To do | Reproduce the listing below character for character; drop every image.

Provided data |
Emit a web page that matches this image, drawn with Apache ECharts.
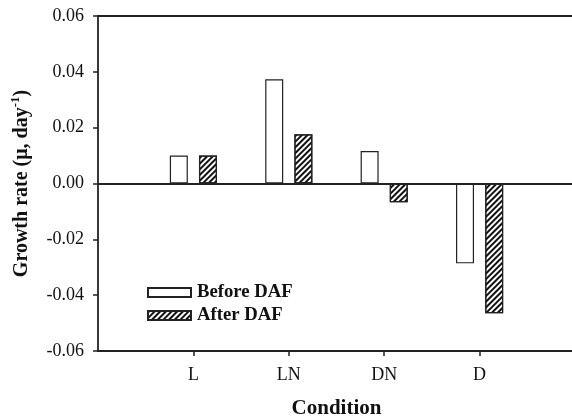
<!DOCTYPE html>
<html>
<head>
<meta charset="utf-8">
<script src="https://cdn.jsdelivr.net/npm/echarts@6/dist/echarts.min.js"></script>
<style>
  html, body { margin: 0; padding: 0; background: #fff; }
  #chart { width: 572px; height: 420px; }
</style>
</head>
<body>
<div id="chart"></div>
<script>
// Growth rate by light/nutrient condition, before and after DAF
const categories = ['L', 'LN', 'DN', 'D'];
const beforeDAF = [0.0100, 0.0373, 0.0116, -0.0286];
const afterDAF = [0.0100, 0.0176, -0.0067, -0.0465];
const yTicks = { min: -0.06, max: 0.06, step: 0.02 };

const FONT = '"Liberation Serif", "Times New Roman", serif';

// Pad the category axis with an empty slot on each side so the four
// conditions sit on inner ticks, leaving space at both ends of the frame.
const axisCats = [''].concat(categories, ['']);
const pad = arr => [null].concat(arr, [null]);

const chart = echarts.init(document.getElementById('chart'), null, { renderer: 'canvas' });

const barBorder = { borderColor: '#222', borderWidth: 1.2 };

chart.setOption({
  animation: false,
  backgroundColor: '#fff',
  grid: {
    left: 98, top: 16, width: 477, height: 335,
    containLabel: false,
    outerBoundsMode: 'none'
  },
  legend: {
    orient: 'vertical',
    left: 142,
    top: 278,
    icon: 'rect',
    itemWidth: 43,
    itemHeight: 9,
    itemGap: 4,
    textStyle: { fontFamily: FONT, fontSize: 18.7, fontWeight: 'bold', color: '#111', padding: [0, 0, 0, 1] },
    data: ['Before DAF', 'After DAF']
  },
  xAxis: [
    {
      type: 'category',
      data: axisCats,
      boundaryGap: false,
      position: 'bottom',
      axisLine: { onZero: false, lineStyle: { color: '#222', width: 1.8 } },
      axisTick: {
        length: 5,
        lineStyle: { color: '#222', width: 1.5 },
        interval: (i, v) => v !== ''
      },
      axisLabel: {
        fontFamily: FONT, fontSize: 18, color: '#111', margin: 15,
        interval: 0
      },
      splitLine: { show: false },
      name: 'Condition',
      nameLocation: 'middle',
      nameGap: 47,
      nameTextStyle: { fontFamily: FONT, fontSize: 21, fontWeight: 'bold', color: '#111' }
    },
    {
      type: 'category',
      data: axisCats,
      boundaryGap: false,
      position: 'top',
      axisLine: { onZero: false, lineStyle: { color: '#222', width: 1.8 } },
      axisTick: { show: false },
      axisLabel: { show: false }
    }
  ],
  yAxis: {
    type: 'value',
    min: yTicks.min,
    max: yTicks.max,
    interval: yTicks.step,
    axisLine: { show: true, onZero: false, lineStyle: { color: '#222', width: 1.8 } },
    axisTick: { show: true, length: 5, lineStyle: { color: '#222', width: 1.5 } },
    axisLabel: {
      fontFamily: FONT, fontSize: 18, color: '#111', margin: 14,
      formatter: v => v.toFixed(2)
    },
    splitLine: { show: false },
    name: '{t|Growth rate (μ, day}{s|-1}{t|)}',
    nameLocation: 'middle',
    nameRotate: 90,
    nameGap: 66,
    nameTextStyle: {
      fontFamily: FONT, fontSize: 20, fontWeight: 'bold', color: '#111',
      rich: {
        t: { fontFamily: FONT, fontSize: 20, fontWeight: 'bold', color: '#111', verticalAlign: 'bottom', lineHeight: 23 },
        s: { fontFamily: FONT, fontSize: 13, fontWeight: 'bold', color: '#111', verticalAlign: 'top', lineHeight: 23 }
      }
    }
  },
  series: [
    {
      name: 'Before DAF',
      type: 'bar',
      data: pad(beforeDAF),
      barWidth: 18,
      barGap: '62%',
      itemStyle: Object.assign({ color: '#fff' }, barBorder),
      markLine: {
        silent: true,
        symbol: 'none',
        label: { show: false },
        lineStyle: { color: '#222', width: 1.8, type: 'solid' },
        data: [{ yAxis: 0 }]
      }
    },
    {
      name: 'After DAF',
      type: 'bar',
      data: pad(afterDAF),
      barWidth: 18,
      itemStyle: Object.assign({
        color: '#fff',
        decal: {
          symbol: 'rect',
          color: '#111',
          dashArrayX: [1, 0],
          dashArrayY: [1.6, 1.6],
          rotation: -Math.PI / 4
        }
      }, barBorder)
    }
  ]
});
</script>
</body>
</html>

Exercise answer |
Emit a web page that matches this image, drawn with Apache ECharts.
<!DOCTYPE html>
<html>
<head>
<meta charset="utf-8">
<script src="https://cdn.jsdelivr.net/npm/echarts@6/dist/echarts.min.js"></script>
<style>
  html, body { margin: 0; padding: 0; background: #fff; }
  #chart { width: 572px; height: 420px; }
</style>
</head>
<body>
<div id="chart"></div>
<script>
// Growth rate by light/nutrient condition, before and after DAF
const categories = ['L', 'LN', 'DN', 'D'];
const beforeDAF = [0.0100, 0.0373, 0.0116, -0.0286];
const afterDAF = [0.0100, 0.0176, -0.0067, -0.0465];
const yTicks = { min: -0.06, max: 0.06, step: 0.02 };

const FONT = '"Liberation Serif", "Times New Roman", serif';

// Pad the category axis with an empty slot on each side so the four
// conditions sit on inner ticks, leaving space at both ends of the frame.
const axisCats = [''].concat(categories, ['']);
const pad = arr => [null].concat(arr, [null]);

const chart = echarts.init(document.getElementById('chart'), null, { renderer: 'canvas' });

const barBorder = { borderColor: '#222', borderWidth: 1.2 };

chart.setOption({
  animation: false,
  backgroundColor: '#fff',
  grid: {
    left: 98, top: 16, width: 477, height: 335,
    containLabel: false,
    outerBoundsMode: 'none'
  },
  legend: {
    orient: 'vertical',
    left: 142,
    top: 278,
    icon: 'rect',
    itemWidth: 43,
    itemHeight: 9,
    itemGap: 4,
    textStyle: { fontFamily: FONT, fontSize: 18.7, fontWeight: 'bold', color: '#111', padding: [0, 0, 0, 1] },
    data: ['Before DAF', 'After DAF']
  },
  xAxis: [
    {
      type: 'category',
      data: axisCats,
      boundaryGap: false,
      position: 'bottom',
      axisLine: { onZero: false, lineStyle: { color: '#222', width: 1.8 } },
      axisTick: {
        length: 5,
        lineStyle: { color: '#222', width: 1.5 },
        interval: (i, v) => v !== ''
      },
      axisLabel: {
        fontFamily: FONT, fontSize: 18, color: '#111', margin: 15,
        interval: 0
      },
      splitLine: { show: false },
      name: 'Condition',
      nameLocation: 'middle',
      nameGap: 47,
      nameTextStyle: { fontFamily: FONT, fontSize: 21, fontWeight: 'bold', color: '#111' }
    },
    {
      type: 'category',
      data: axisCats,
      boundaryGap: false,
      position: 'top',
      axisLine: { onZero: false, lineStyle: { color: '#222', width: 1.8 } },
      axisTick: { show: false },
      axisLabel: { show: false }
    }
  ],
  yAxis: {
    type: 'value',
    min: yTicks.min,
    max: yTicks.max,
    interval: yTicks.step,
    axisLine: { show: true, onZero: false, lineStyle: { color: '#222', width: 1.8 } },
    axisTick: { show: true, length: 5, lineStyle: { color: '#222', width: 1.5 } },
    axisLabel: {
      fontFamily: FONT, fontSize: 18, color: '#111', margin: 14,
      formatter: v => v.toFixed(2)
    },
    splitLine: { show: false },
    name: '{t|Growth rate (μ, day}{s|-1}{t|)}',
    nameLocation: 'middle',
    nameRotate: 90,
    nameGap: 66,
    nameTextStyle: {
      fontFamily: FONT, fontSize: 20, fontWeight: 'bold', color: '#111',
      rich: {
        t: { fontFamily: FONT, fontSize: 20, fontWeight: 'bold', color: '#111', verticalAlign: 'bottom', lineHeight: 23 },
        s: { fontFamily: FONT, fontSize: 13, fontWeight: 'bold', color: '#111', verticalAlign: 'top', lineHeight: 23 }
      }
    }
  },
  series: [
    {
      name: 'Before DAF',
      type: 'bar',
      data: pad(beforeDAF),
      barWidth: 18,
      barGap: '62%',
      itemStyle: Object.assign({ color: '#fff' }, barBorder),
      markLine: {
        silent: true,
        symbol: 'none',
        label: { show: false },
        lineStyle: { color: '#222', width: 1.8, type: 'solid' },
        data: [{ yAxis: 0 }]
      }
    },
    {
      name: 'After DAF',
      type: 'bar',
      data: pad(afterDAF),
      barWidth: 18,
      itemStyle: Object.assign({
        color: '#fff',
        decal: {
          symbol: 'rect',
          color: '#111',
          dashArrayX: [1, 0],
          dashArrayY: [1.6, 1.6],
          rotation: -Math.PI / 4
        }
      }, barBorder)
    }
  ]
});
</script>
</body>
</html>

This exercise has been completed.